Natal 2012 bersama RD Ikwan di Paroki St Petrus Tuban

                Sejak menjadi imam, saya sudah menyaksikan kematian 3 rekan imam se-diosesan. Dari RD Reko Boleng, RD Ikwan Wibowo, sampai yang terakhir adalah RD Kusdianto Tana. Dari ketiga imam ini, kedua imam yang saya sebut terakhir memiliki kenangan yang baik di dalam ingatan dan hati saya. Karena itu, menyaksikan mereka meninggal adalah suatu pengalaman kehilangan mendalam sebagai sesama imam, sesama rekan seperjuangan.
                Meski sedih, namun saya tetap bersukacita. Saya bersukacita karena melihat kesetiaan sebagai seorang imam di akhir hidup mereka. Bahwa para imam yang saya kenal ini kemudian meninggal dan disemayamkan dalam peti dengan memakai pakaian Liturgi sebagai seorang imam, ini membuat saya tersenyum bahagia. Saya bahagia karena mereka sudah memenangkan perlombaan, yakni berlari sampai garis finish sebagai seorang imam. Inilah puncak cita-cita seorang imam, yakni ketika ia mati tetap sebagai imam.
                Saya pun mencita-citakan hal serupa, yakni mati sebagai imam. Saya mencita-citakan hal tersebut terhitung sejak saya sadar betul bahwa tidak mudah mempertahankan hidup imamat ini. Saya sadar hanya dalam kurun waktu 6 bulan imamat saya, tidak terlalu lama. Tantangan dari luar dan kelemahan dari dalam diri menjadi alasan kenapa memang sangat susah hidup sebagai seorang imam yang berjanji untuk selibat, sederhana, dan taat. Karena susah dan beratnya hal ini, maka jalan keluarnya hanya ada dua, yakni ATAU kamu memilih mundur dari hidup imamat ini, ATAU kamu segera mati. Dan saya lebih suka memilih mati. Kalau bisa segera.

RD Kusdi, romo diosesan Surabaya yang sangat menyenangkan.
                Jangan dilihat bahwa pilihan ini adalah pilihan yang pesimistis. Jangan dilihat juga sebagai pilihan yang tidak heroik karena dianggap pengecut, tidak berani menghadapi tantangan.

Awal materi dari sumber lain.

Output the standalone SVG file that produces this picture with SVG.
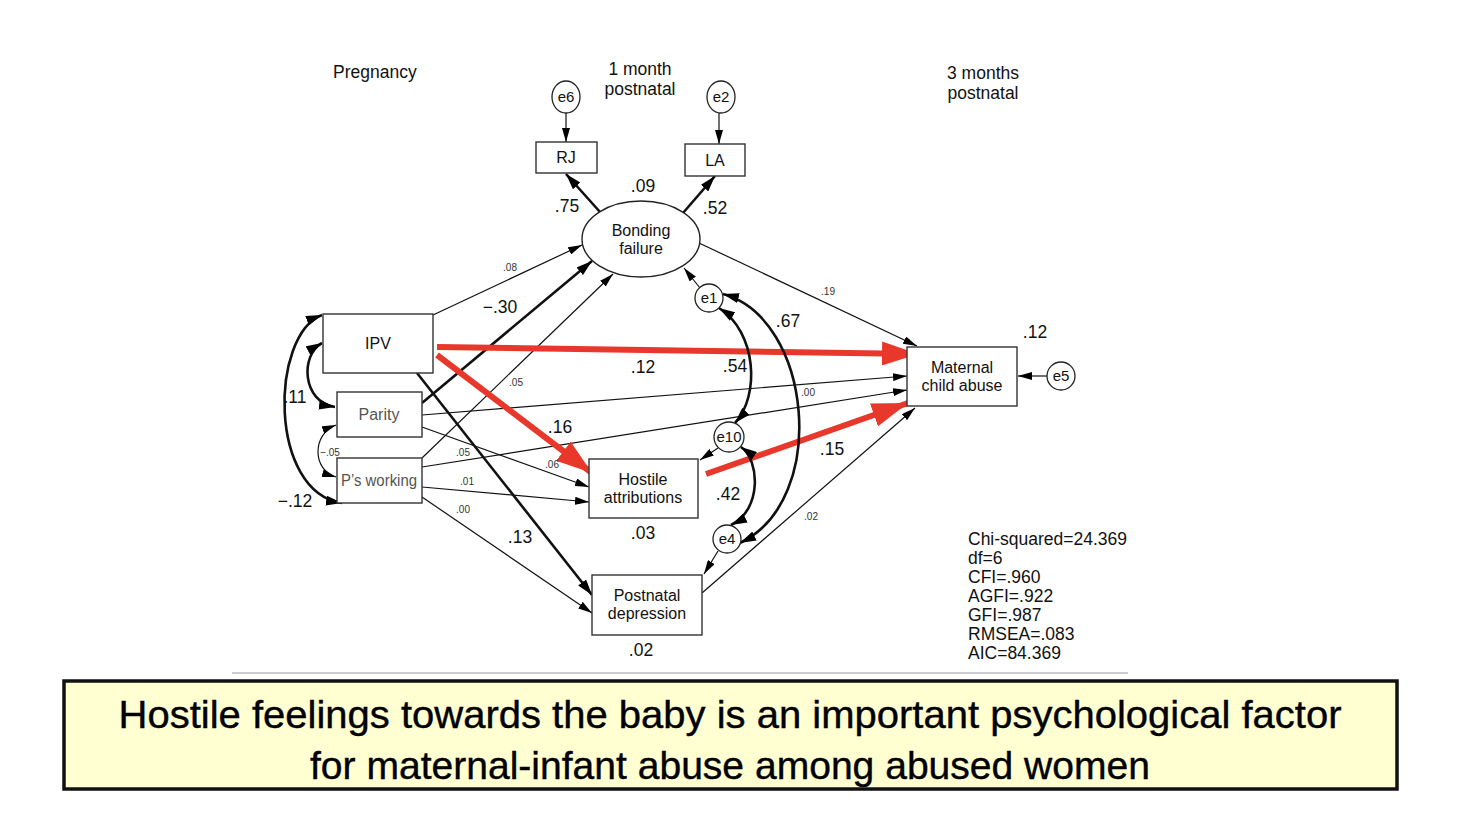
<svg xmlns="http://www.w3.org/2000/svg" width="1466" height="826" viewBox="0 0 1466 826">
<defs>
<marker id="a" viewBox="0 0 14 8" refX="14" refY="4" markerWidth="14" markerHeight="8" markerUnits="userSpaceOnUse" orient="auto-start-reverse"><path d="M0,0 L14,4 L0,8 z" fill="#000"/></marker>
<marker id="ab" viewBox="0 0 16 10" refX="16" refY="5" markerWidth="16" markerHeight="10" markerUnits="userSpaceOnUse" orient="auto-start-reverse"><path d="M0,0 L16,5 L0,10 z" fill="#000"/></marker>
<marker id="ar" viewBox="0 0 36 24" refX="36" refY="12" markerWidth="36" markerHeight="24" markerUnits="userSpaceOnUse" orient="auto"><path d="M0,0 L36,12 L0,24 z" fill="#e8372b"/></marker>
</defs>
<style>
text{font-family:"Liberation Sans",Arial,sans-serif;fill:#111}
.hd{font-size:17.5px}
.nd{font-size:16px;text-anchor:middle}
.ee{font-size:15px;text-anchor:middle}
.gr{fill:#555}
.big{font-size:17.5px;text-anchor:middle}
.sm{font-size:10px;text-anchor:middle;fill:#333}
.st{font-size:17.5px}
.box{fill:#fff;stroke:#333;stroke-width:1.4}
.thin{fill:none;stroke:#111;stroke-width:1.2}
.thick{fill:none;stroke:#111;stroke-width:2.6}
.red{fill:none;stroke:#e8372b;stroke-width:6}
.cap{font-size:39px;text-anchor:middle;fill:#000;stroke:#000;stroke-width:0.4}
</style>
<rect width="1466" height="826" fill="#fff"/>

<g id="headers">
<text class="hd" x="333" y="78">Pregnancy</text>
<text class="hd" x="640" y="75" text-anchor="middle">1 month</text>
<text class="hd" x="640" y="95" text-anchor="middle">postnatal</text>
<text class="hd" x="983" y="79" text-anchor="middle">3 months</text>
<text class="hd" x="983" y="99" text-anchor="middle">postnatal</text>
</g>

<g id="connectors">
<line class="thin" x1="566" y1="113" x2="566" y2="142" marker-end="url(#a)"/>
<line class="thin" x1="719" y1="113" x2="719" y2="144" marker-end="url(#a)"/>
<line class="thick" x1="600" y1="212" x2="566" y2="174" marker-end="url(#ab)"/>
<line class="thick" x1="683" y1="213" x2="715" y2="176" marker-end="url(#ab)"/>
<line class="thin" x1="433" y1="315" x2="582" y2="245" marker-end="url(#a)"/>
<line class="thick" x1="422" y1="403" x2="592" y2="261" marker-end="url(#ab)"/>
<line class="thin" x1="422" y1="458" x2="613" y2="274" marker-end="url(#a)"/>
<line class="thin" x1="699" y1="243" x2="917" y2="346" marker-end="url(#a)"/>
<line class="thin" x1="422" y1="415" x2="907" y2="376" marker-end="url(#a)"/>
<line class="thin" x1="422" y1="467" x2="907" y2="390" marker-end="url(#a)"/>
<line class="thin" x1="702" y1="593" x2="915" y2="408" marker-end="url(#a)"/>
<line class="thin" x1="422" y1="427" x2="589" y2="487" marker-end="url(#a)"/>
<line class="thin" x1="422" y1="487" x2="589" y2="502" marker-end="url(#a)"/>
<line class="thick" x1="417" y1="373" x2="592" y2="595" marker-end="url(#ab)"/>
<line class="thin" x1="422" y1="497" x2="592" y2="613" marker-end="url(#a)"/>
<line class="red" x1="437" y1="347" x2="918" y2="354" marker-end="url(#ar)"/>
<line class="red" x1="437" y1="355" x2="592" y2="473" marker-end="url(#ar)"/>
<line class="red" x1="706" y1="474" x2="908" y2="403" marker-end="url(#ar)"/>
<line class="thin" x1="1047" y1="376" x2="1018" y2="376" marker-end="url(#a)"/>
<line class="thin" x1="700" y1="288" x2="684" y2="268" marker-end="url(#a)"/>
<line class="thin" x1="718" y1="448" x2="700" y2="460" marker-end="url(#a)"/>
<line class="thin" x1="718" y1="551" x2="704" y2="574" marker-end="url(#a)"/>
<path class="thick" d="M322,343 C300,355 302,402 335,407" marker-start="url(#ab)" marker-end="url(#ab)"/>
<path class="thick" d="M322,315 C270,335 268,492 342,503" marker-start="url(#ab)" marker-end="url(#ab)"/>
<path class="thin" d="M336,425 C312,434 312,470 336,477" marker-start="url(#a)" marker-end="url(#a)"/>
<path class="thick" d="M719,308 C757,332 760,396 735,423" marker-start="url(#ab)" marker-end="url(#ab)"/>
<path class="thick" d="M723,294 C812,318 830,500 740,543" marker-start="url(#ab)" marker-end="url(#ab)"/>
<path class="thick" d="M741,447 C760,460 762,510 731,525" marker-start="url(#ab)" marker-end="url(#ab)"/>
</g>

<g id="labels">
<text class="big" x="643" y="192">.09</text>
<text class="big" x="567" y="212">.75</text>
<text class="big" x="715" y="214">.52</text>
<text class="sm" x="510" y="271">.08</text>
<text class="big" x="500" y="313">−.30</text>
<text class="sm" x="516" y="386">.05</text>
<text class="sm" x="828" y="295">.19</text>
<text class="big" x="643" y="373">.12</text>
<text class="big" x="735" y="372">.54</text>
<text class="big" x="788" y="327">.67</text>
<text class="sm" x="808" y="396">.00</text>
<text class="big" x="560" y="433">.16</text>
<text class="sm" x="463" y="456">.05</text>
<text class="sm" x="552" y="468">.06</text>
<text class="sm" x="467" y="485">.01</text>
<text class="sm" x="463" y="513">.00</text>
<text class="big" x="520" y="543">.13</text>
<text class="big" x="832" y="455">.15</text>
<text class="big" x="728" y="500">.42</text>
<text class="sm" x="811" y="520">.02</text>
<text class="big" x="643" y="539">.03</text>
<text class="big" x="641" y="656">.02</text>
<text class="big" x="1035" y="338">.12</text>
<text class="big" x="295" y="403">.11</text>
<text class="big" x="295" y="507">−.12</text>
<text class="sm" x="330" y="456">−.05</text>
</g>

<g id="e6"><ellipse cx="566" cy="97" rx="14" ry="16" fill="#fff" stroke="#222" stroke-width="1.3"/><text class="ee" x="566" y="102">e6</text></g>
<g id="e2"><ellipse cx="721" cy="97" rx="14" ry="16" fill="#fff" stroke="#222" stroke-width="1.3"/><text class="ee" x="721" y="102">e2</text></g>
<g id="RJ"><rect class="box" x="536" y="142" width="61" height="31"/><text class="nd" x="566" y="163">RJ</text></g>
<g id="LA"><rect class="box" x="685" y="144" width="60" height="32"/><text class="nd" x="715" y="166">LA</text></g>
<g id="bonding"><ellipse cx="641" cy="239" rx="59" ry="38" fill="#fff" stroke="#222" stroke-width="1.4"/><text class="nd" x="641" y="236">Bonding</text><text class="nd" x="641" y="254">failure</text></g>
<g id="IPV"><rect class="box" x="323" y="314" width="110" height="59"/><text class="nd" x="378" y="349">IPV</text></g>
<g id="parity"><rect class="box" x="337" y="392" width="85" height="45"/><text class="nd gr" x="379" y="420">Parity</text></g>
<g id="working"><rect class="box" x="337" y="458" width="85" height="45"/><text class="nd gr" x="379" y="486" textLength="76" lengthAdjust="spacingAndGlyphs">P’s working</text></g>
<g id="hostile"><rect class="box" x="589" y="459" width="109" height="59"/><text class="nd" x="643" y="485">Hostile</text><text class="nd" x="643" y="503">attributions</text></g>
<g id="postnatal"><rect class="box" x="592" y="575" width="110" height="60"/><text class="nd" x="647" y="601">Postnatal</text><text class="nd" x="647" y="619">depression</text></g>
<g id="maternal"><rect class="box" x="907" y="347" width="110" height="59"/><text class="nd" x="962" y="373">Maternal</text><text class="nd" x="962" y="391">child abuse</text></g>
<g id="e5"><circle cx="1061" cy="376" r="14" fill="#fff" stroke="#222" stroke-width="1.3"/><text class="ee" x="1061" y="381">e5</text></g>
<g id="e1"><circle cx="709" cy="298" r="14" fill="#fff" stroke="#222" stroke-width="1.3"/><text class="ee" x="709" y="303">e1</text></g>
<g id="e10"><circle cx="729" cy="437" r="15" fill="#fff" stroke="#222" stroke-width="1.3"/><text class="ee" x="729" y="442">e10</text></g>
<g id="e4"><circle cx="727" cy="539" r="14" fill="#fff" stroke="#222" stroke-width="1.3"/><text class="ee" x="727" y="544">e4</text></g>

<g id="stats">
<text class="st" x="968" y="545">Chi-squared=24.369</text>
<text class="st" x="968" y="564">df=6</text>
<text class="st" x="968" y="583">CFI=.960</text>
<text class="st" x="968" y="602">AGFI=.922</text>
<text class="st" x="968" y="621">GFI=.987</text>
<text class="st" x="968" y="640">RMSEA=.083</text>
<text class="st" x="968" y="659">AIC=84.369</text>
</g>

<line x1="232" y1="673" x2="1128" y2="673" stroke="#bbb" stroke-width="1.5"/>

<g id="caption">
<rect x="64" y="681" width="1333" height="108" fill="#ffffd2" stroke="#111" stroke-width="3.5"/>
<text class="cap" x="730" y="728" textLength="1223" lengthAdjust="spacingAndGlyphs">Hostile feelings towards the baby is an important psychological factor</text>
<text class="cap" x="730" y="779" textLength="840" lengthAdjust="spacingAndGlyphs">for maternal-infant abuse among abused women</text>
</g>
</svg>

Pilihan untuk mati ini merupakan jalan keluar untuk tetap setia sebagai imam dan setia terhadap idealisme imamat saya. Pasalnya, tidak seorang pun dari imam dapat menjamin bahwa dirinya akan setia terus menjadi imam sampai mati atau setia terus pada idealisme imamatnya. Jaminan itu sendiri baru terbukti ketika kematian menjemputnya dan ia dimasukkan ke dalam peti tetap sebagai seorang imam.

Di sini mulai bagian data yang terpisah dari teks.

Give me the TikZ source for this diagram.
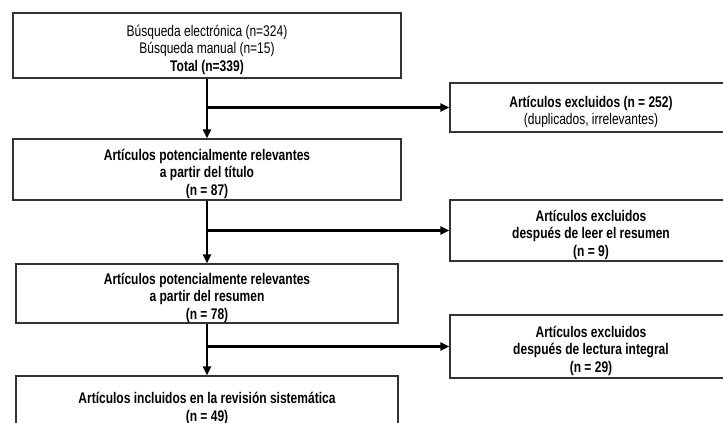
\documentclass[tikz,border=0pt]{standalone}
\usepackage{fontspec}
\setmainfont[FakeStretch=0.78]{Liberation Sans}
\usetikzlibrary{arrows.meta}
\tikzset{box/.style = {draw=black!80, line width=1.1pt, align=flush center, inner sep=0,
                       execute at begin node={\rule{0pt}{20pt}}}}
\tikzset{conn/.style = {line width=2.2pt, -{Triangle[length=9pt, width=8pt]}}}

\begin{document}
\begin{tikzpicture}[x=1pt, y=-1pt, font=\fontsize{15.4}{17.5}\selectfont]
    \useasboundingbox (0, 0) rectangle (723, 423);
    \clip (0, 0) rectangle (723, 423);
    \fill [white] (0, 0) rectangle (723, 423);

    % main column
    \node [box, text width=388pt, minimum height=65pt] (total) at (207, 45.5)
        {Búsqueda electrónica (n=324)\\ Búsqueda manual (n=15)\\ \textbf{Total (n=339)}};
    \node [box, text width=388pt, minimum height=61pt] (titulo) at (207, 169.5)
        {\textbf{Artículos potencialmente relevantes}\\ \textbf{a partir del título}\\ \textbf{(n = 87)}};
    \node [box, text width=382pt, minimum height=59pt] (resumen) at (207, 293.5)
        {\textbf{Artículos potencialmente relevantes}\\ \textbf{a partir del resumen}\\ \textbf{(n = 78)}};
    \node [box, text width=382pt, minimum height=56pt] (incluidos) at (207, 404)
        {\textbf{Artículos incluidos en la revisión sistemática}\\ \textbf{(n = 49)}};

    % excluded boxes
    \node [box, text width=282pt, minimum height=49pt] (excl1) at (591, 107.5)
        {\textbf{Artículos excluidos (n = 252)}\\ (duplicados, irrelevantes)};
    \node [box, text width=282pt, minimum height=61pt] (excl2) at (591, 230.5)
        {\textbf{Artículos excluidos}\\ \textbf{después de leer el resumen}\\ \textbf{(n = 9)}};
    \node [box, text width=282pt, minimum height=63pt] (excl3) at (591, 346.5)
        {\textbf{Artículos excluidos}\\ \textbf{después de lectura integral}\\ \textbf{(n = 29)}};

    \coordinate (b1) at (total.south |- excl1);
    \coordinate (b2) at (titulo.south |- excl2);
    \coordinate (b3) at (resumen.south |- excl3);

    \draw [conn] (total) -- (titulo);
    \draw [conn] (titulo) -- (resumen);
    \draw [conn] (resumen) -- (incluidos);
    \draw [conn] (b1) -- (excl1);
    \draw [conn] (b2) -- (excl2);
    \draw [conn] (b3) -- (excl3);
\end{tikzpicture}
\end{document}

                Sembari menunggu kematian, saya akan terus berjuang. Ini sebuah penantian yang aktif, bukan penantian pasif yang disertai teriakan kepada Allah, “Ambillah nyawaku sekarang ini ya Allah, aku mencintaiMu!” Cinta kepada Allah lalu mengharapkan kematian untuk bertemu denganNya memang terdengar saleh dan bagus, namun cinta kepada Allah yang ditunjukkan melalui perjuangan sekuat tenaga untuk mewartakan Kerajaan Allah di dunia sangat jauh lebih baik.
Sembari menunggu kematian mendatangi saya, saya mengharapkan kematian mendatangi orangtua saya terlebih dahulu. Saya bukannya menginginkan orangtua saya segera mati, melainkan berharap bahwa orangtua tidak mendapati saya mendahului mereka dalam kematian. Kesedihan terdalam orangtua adalah ketika mendapati anaknya meninggal, dan saya tidak mengharapkan demikian.
Demikian cita-cita dan skenario kematian yang saya idam-idamkan sebagai seorang imam. Saya senantiasa mengingatkan hal ini kepada Tuhan dan semoga Tuhan berkenan mengabulkan.